With the pandemic-induced chip shortage still ballooning around the world, ResMed has been forced to deflate its expectations for what it hoped to reap in the vacuum caused by Philips’ major ventilator recall.
As its competitor’s Class I recall expanded to include around 5.2 million CPAP, BiPAP and other respiratory machines earlier this year, ResMed said it was aiming to rake in an extra $300 million to $350 million in its 2022 fiscal year, which ends June 30, just from filling the absence left by Philips.
In a January call with investors about the company’s second-quarter results, CEO Mick Farrell noted that ResMed wouldn’t be able to completely meet that “seemingly infinite demand,” especially with the chip shortage in full force, but maintained those lofty incremental revenue projections.

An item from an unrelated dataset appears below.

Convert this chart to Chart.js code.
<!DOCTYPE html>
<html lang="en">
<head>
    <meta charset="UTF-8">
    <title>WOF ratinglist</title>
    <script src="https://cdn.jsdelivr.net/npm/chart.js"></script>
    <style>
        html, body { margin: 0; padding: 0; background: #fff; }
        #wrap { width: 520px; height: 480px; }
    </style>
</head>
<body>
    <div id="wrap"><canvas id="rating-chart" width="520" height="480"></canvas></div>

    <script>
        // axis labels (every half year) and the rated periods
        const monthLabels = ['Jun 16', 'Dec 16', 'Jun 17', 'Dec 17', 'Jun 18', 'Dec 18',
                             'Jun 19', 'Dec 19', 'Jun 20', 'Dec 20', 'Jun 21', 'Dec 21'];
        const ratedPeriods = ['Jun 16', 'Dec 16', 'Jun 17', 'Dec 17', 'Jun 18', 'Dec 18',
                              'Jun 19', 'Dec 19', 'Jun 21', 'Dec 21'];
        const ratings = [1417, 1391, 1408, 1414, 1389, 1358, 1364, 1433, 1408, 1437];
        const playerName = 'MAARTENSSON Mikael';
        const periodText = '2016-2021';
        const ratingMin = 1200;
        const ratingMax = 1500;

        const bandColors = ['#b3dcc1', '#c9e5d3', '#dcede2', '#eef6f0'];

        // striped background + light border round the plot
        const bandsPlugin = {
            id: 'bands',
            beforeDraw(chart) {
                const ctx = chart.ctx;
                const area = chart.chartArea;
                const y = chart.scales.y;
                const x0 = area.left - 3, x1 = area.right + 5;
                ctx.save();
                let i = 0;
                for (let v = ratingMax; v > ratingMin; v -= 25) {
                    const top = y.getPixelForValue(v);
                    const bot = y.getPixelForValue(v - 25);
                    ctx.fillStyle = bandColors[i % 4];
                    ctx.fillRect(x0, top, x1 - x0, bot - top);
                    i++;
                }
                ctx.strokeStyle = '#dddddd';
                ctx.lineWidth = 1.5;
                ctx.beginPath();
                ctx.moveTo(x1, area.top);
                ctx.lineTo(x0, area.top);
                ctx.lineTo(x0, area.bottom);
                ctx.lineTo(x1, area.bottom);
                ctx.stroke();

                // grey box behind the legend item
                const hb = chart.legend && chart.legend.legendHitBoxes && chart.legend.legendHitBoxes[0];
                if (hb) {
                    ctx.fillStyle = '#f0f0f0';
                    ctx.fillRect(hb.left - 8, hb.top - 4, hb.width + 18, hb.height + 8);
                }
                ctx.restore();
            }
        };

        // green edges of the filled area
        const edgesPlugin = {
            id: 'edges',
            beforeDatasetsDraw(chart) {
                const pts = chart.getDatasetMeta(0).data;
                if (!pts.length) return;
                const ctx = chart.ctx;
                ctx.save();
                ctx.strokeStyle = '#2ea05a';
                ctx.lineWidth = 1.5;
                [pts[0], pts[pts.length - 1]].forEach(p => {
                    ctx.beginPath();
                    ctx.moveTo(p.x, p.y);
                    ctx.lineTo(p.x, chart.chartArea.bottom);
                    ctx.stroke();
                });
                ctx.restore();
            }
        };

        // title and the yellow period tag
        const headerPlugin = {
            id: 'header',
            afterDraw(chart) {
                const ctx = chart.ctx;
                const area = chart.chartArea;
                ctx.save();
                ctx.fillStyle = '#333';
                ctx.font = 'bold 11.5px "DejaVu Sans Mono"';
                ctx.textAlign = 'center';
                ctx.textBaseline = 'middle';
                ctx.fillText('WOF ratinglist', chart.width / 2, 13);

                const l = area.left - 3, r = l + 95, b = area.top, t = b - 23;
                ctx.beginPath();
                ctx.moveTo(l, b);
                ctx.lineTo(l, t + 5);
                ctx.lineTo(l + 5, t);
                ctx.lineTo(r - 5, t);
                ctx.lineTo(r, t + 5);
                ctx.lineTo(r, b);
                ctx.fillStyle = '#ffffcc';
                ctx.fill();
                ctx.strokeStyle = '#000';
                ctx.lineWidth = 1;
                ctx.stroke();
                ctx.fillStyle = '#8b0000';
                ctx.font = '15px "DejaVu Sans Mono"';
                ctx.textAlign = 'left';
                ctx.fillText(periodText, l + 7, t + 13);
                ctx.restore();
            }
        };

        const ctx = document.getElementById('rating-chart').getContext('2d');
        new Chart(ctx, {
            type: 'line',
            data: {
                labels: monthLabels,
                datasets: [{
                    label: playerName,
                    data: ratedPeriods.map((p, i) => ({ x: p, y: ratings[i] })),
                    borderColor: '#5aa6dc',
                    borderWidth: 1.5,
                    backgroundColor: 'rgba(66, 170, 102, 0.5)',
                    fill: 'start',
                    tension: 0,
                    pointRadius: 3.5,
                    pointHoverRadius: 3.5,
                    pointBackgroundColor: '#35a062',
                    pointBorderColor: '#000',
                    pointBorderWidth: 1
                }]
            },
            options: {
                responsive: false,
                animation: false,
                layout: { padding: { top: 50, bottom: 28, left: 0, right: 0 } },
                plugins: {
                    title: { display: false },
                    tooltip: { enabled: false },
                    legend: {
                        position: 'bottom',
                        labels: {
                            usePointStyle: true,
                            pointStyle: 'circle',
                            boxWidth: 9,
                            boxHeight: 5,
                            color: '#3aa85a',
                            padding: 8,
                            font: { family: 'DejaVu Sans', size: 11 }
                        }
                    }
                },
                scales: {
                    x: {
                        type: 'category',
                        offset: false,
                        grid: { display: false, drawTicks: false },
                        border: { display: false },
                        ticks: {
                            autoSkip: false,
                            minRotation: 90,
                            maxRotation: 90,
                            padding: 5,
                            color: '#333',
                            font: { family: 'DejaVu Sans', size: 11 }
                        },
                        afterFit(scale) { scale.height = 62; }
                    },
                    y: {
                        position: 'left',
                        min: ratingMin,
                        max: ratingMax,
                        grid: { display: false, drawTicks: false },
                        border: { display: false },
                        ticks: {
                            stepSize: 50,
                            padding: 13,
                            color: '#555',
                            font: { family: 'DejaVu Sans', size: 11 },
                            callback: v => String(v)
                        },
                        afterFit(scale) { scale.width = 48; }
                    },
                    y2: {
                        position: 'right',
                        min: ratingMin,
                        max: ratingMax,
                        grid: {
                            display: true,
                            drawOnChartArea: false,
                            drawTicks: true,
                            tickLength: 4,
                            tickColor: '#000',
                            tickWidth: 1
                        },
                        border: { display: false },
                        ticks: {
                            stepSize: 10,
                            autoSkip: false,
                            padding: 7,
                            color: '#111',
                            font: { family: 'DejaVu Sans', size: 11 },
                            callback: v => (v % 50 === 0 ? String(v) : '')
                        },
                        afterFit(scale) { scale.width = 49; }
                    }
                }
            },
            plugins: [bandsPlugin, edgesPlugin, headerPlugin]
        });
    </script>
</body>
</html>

One quarter later, ResMed has tempered its view. Speaking to investors Thursday, the company’s Chief Financial Officer Brett Sandercock reported that revenues from the recall fell somewhere in the range between $35 million and $45 million in its third fiscal quarter, severely stunting its ability to reach the original forecast. With just one quarter to go, the year’s total currently sits between $170 million and $190 million.
“We continue to experience challenges in securing sufficient components, and this has hampered our ability to materially increase our supply of devices. We expect our fiscal fourth quarter to remain supply-constrained and similar to our recent fiscal quarters, therefore limiting incremental revenue during the fourth quarter,” Sandercock said, per a transcript of the call. “We now expect the total incremental device revenue opportunity for fiscal year 2022 will fall somewhere between $200 million and $250 million.”
When asked about that $100 million drop, Farrell pointed investors toward an unnamed semiconductor supplier’s “very significant double-digit de-commit” on a large contract with ResMed, causing the company to move “two steps forward and two steps back” in its production efforts.
That set ResMed back approximately $100 million in its expected earnings, he said. It also made the devicemaker hesitant to set a concrete forecast for its next fiscal year, with the CEO saying ResMed will instead simply “strive for sequential growth every quarter” into 2023.
“Look, it’s not perfect sailing ahead when you get de-commits,” Farrell said. “But I can tell you that all the work that we’ve been doing, this hard work by our supply chain, has allowed us to actually achieve these results despite that headwind.”
Indeed, even as it fell short of its recall-specific forecasts, ResMed still saw its overall revenue grow 12% compared to the same period last year, attributing much of that growth to increased demand for its products caused by the recall.
In total, the quarter’s revenue reached $864.5 million, marking a steady decline from the previous quarter’s $894.9 million and the $904 million it took in during its first fiscal quarter of 2022.